There is an interesting extension that can be made to the program. For the reasons given above words like boy and laugh are not entered in the dictionary employed in the analysis procedure, which means that no form class information is supplied by the dictionary look-up routine for these words other than that they are open-class items. But using information derived from the analysis the program can, so to speak, learn that boy is a noun and laughed a verb and can, in effect, construct for itself another dictionary - an open-class dictionary - in which this information is stored. This can be shown in an oversimplified fashion as follows. Take the sentence The boy laughed. The dictionary look-up routine translates this into the string Definite Article, Open-Class Word, Open-Class Word - the being the only word contained in the closed-class dictionary. A search of the syntax with which the analyser is supplied indicates that the sentence must comprise at least a noun phrase and a verb phrase and that one of the expansions of Noun Phrase is Definite Article + Noun. This, in fact, is the only one which could have figured in the generation of this particular sentence since any rewriting of Noun Phrase involving more than two symbols would leave no symbol for the rowriting of Verb Phrase. From this it follows both that boy is a noun and laughed a verb - a hypothesis that is confirmed by the discovery that the latter incorporates a verbal inflection.

Notice that in many instances during the early stages of running the program it is inevitable that incorrect entries will be made in the open-class dictionary. Given the sentence the cat adores fish, two analyses will be produced - the desired analysis and one in which the cat adores is taken as a noun phrase on the analogy of phrases like the boy scouts. Adores will therefore be entered tentatively both as a verb and a noun. But after a while an automatic correction routine can be run on the open-class dictionary which, for example, discovers any word which has been entered as being both a noun and a verb but for which, while there have been unambiguous instances of its being labelled as a verb, no cases

have been found in which it has been labelled as a noun without at the same time an analysis being produced in which it has been labelled a verb. In this case the dictionary entry for the word is modified by the deletion of the label noun. If at a later stage the same sentence is submitted for analysis two analyses will again be produced. But now both analyses can be checked against the open-class dictionary the program has itself constructed. If taking the sentence as ambiguous means treating one of the words as a part of speech different from that the dictionary records it as belonging to, this is sufficient reason for dropping this analysis. Given an analysis of a sentence in which every word functions as the part of speech as which it usually functions, we are unlikely also to recognise another analysis for the sentence in which one of the words now functions in an entirely unexpected way. For example, no one is likely to take the sentence John laughed as an imperative, on the analogy of a sentence like Bring water, since this would involve taking John as a verb while there is a perfectly acceptable analysis of the sentence in which John functions in the normal way as a noun. By making the analytic procedure and the open-class dictionary arising from it interact in this way, as the open-class dictionary using the information produced by the analysis improves so too will the analyses produced.

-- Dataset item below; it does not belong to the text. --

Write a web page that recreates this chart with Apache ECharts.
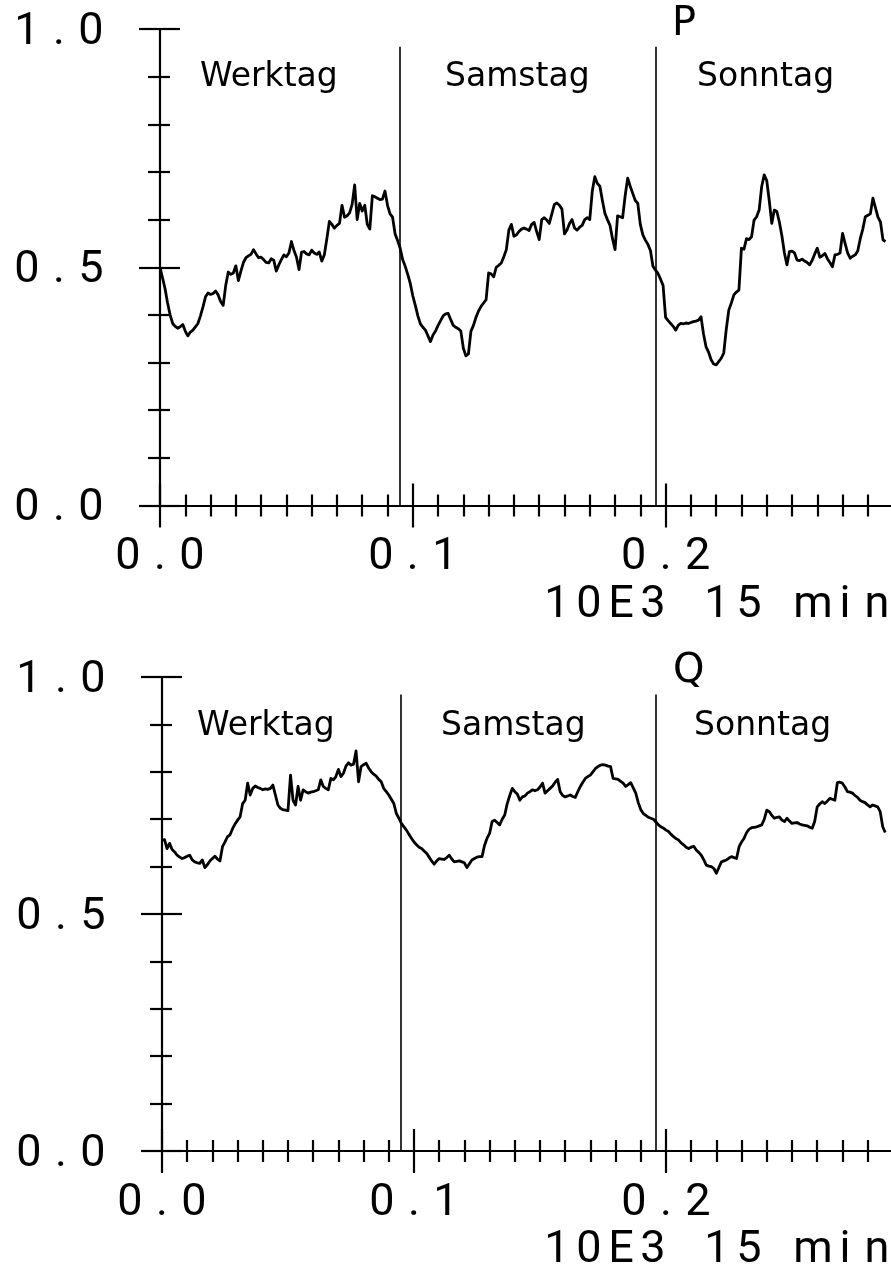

Following out this procedure it is possible not only that the program can learn that boy is a noun and laugh a verb, but that laugh is an intransitive verb. But if the program is to acquire all the information the English speaker has about these words, it is necessary also that it should know that boy, for example, is a concrete noun and an animate noun. It is possible that this kind of syntactic information too might be automatically derived. For this to happen, however, it would first be necessary for information about syntactic features actually to be supplied for certain words. Say, for example, we include in the original closed-class dictionary the word surprise plus the information that it is a verb that must always take an animate noun as its object. Then when the sentence The boy surprised the teacher has been analysed the program will

learn not only that teacher is a noun but also that it is an animate noun. If the next sentence to be analysed is The teacher laughed, it will now learn that laugh is the kind of verb that can take an animate subject. In this way the original information concerning syntactic features can be spread over the whole lexicon. Clearly there are many problems here. For example, many verbs can take animate, inanimate and abstract subjects, and the fact that up to a certain point the program has not encountered an instance of a verb taking one type of subject is no guarantee that it cannot do so. Moreover it is by no means clear which verbs, or how many verbs, or even whether it is verbs at all, that one should choose as the starting point. Nevertheless this looks like an interesting field for experiment.

Behind the idea of automatic dictionary construction lies the idea that except perhaps in the clear unambiguous cases, like the grammatical formatives, the process of assigning syntactical information to words cannot usefully be compared to looking them up in a dictionary: that no matter how many times we may have heard the word boy on every occasion we work out what part of speech it is by analysis. (This, of course, does not preclude the possibility of our being surprised when we compare the results of one analysis with the previous results of analysing the same word.) We must assume that the speaker has a complete knowledge of the language he speaks - that is, that he has internalised a complete grammar of that language. But in discussing the way in which he deploys this knowledge in analysing sentences it is not necessary to assume that it includes rules which rewrite terminal symbols by words. Indeed it might even be misleading to suggest that it does.

Footnotes

(1) It might be argued that since the input to the device is written rather than spoken sentences it would be better described as a model of the reader rather than of the hearer. The fact remains, however, that there is no reason to suppose that the way in which we employ our knowledge of the syntax of our language in listening to a sentence differs from that in which we employ that knowledge in reading a sentence. On the other hand there are no grounds for equating the orthographic form of the sentence with its form after phonological processing, or for assuming that the phonological analysis of a sentence must be completed before syntactic analysis can begin. There is, in fact, evidence that suggests that all the phonological information associated with a sentence is available only after a syntactic analysis has been imposed upon it.

(2) For a full account of the Harvard Predictive Analyser see Murray E. Shorry,'Comprehensive Report on Predictive Syntactic Analysis', Mathematical Linguistics and Automatic Translation (Report No. NS7-7, Harvard Computation Laboratory, Section 1, 1961).

(3) See G. H. Mathews, 'Analysis by Synthesis', 1961 International Conference on Machine Translation of Languages and Applied Language Analysis (H.M.S.O., 1962), 531-539, and 'Analysis by Synthesis in the Light of Recent Developments in the Theory of Grammar', Proceedings of Colloquium on Algebraic Linguistics and Machine Translation held at Prague, September 1964 (forthcoming).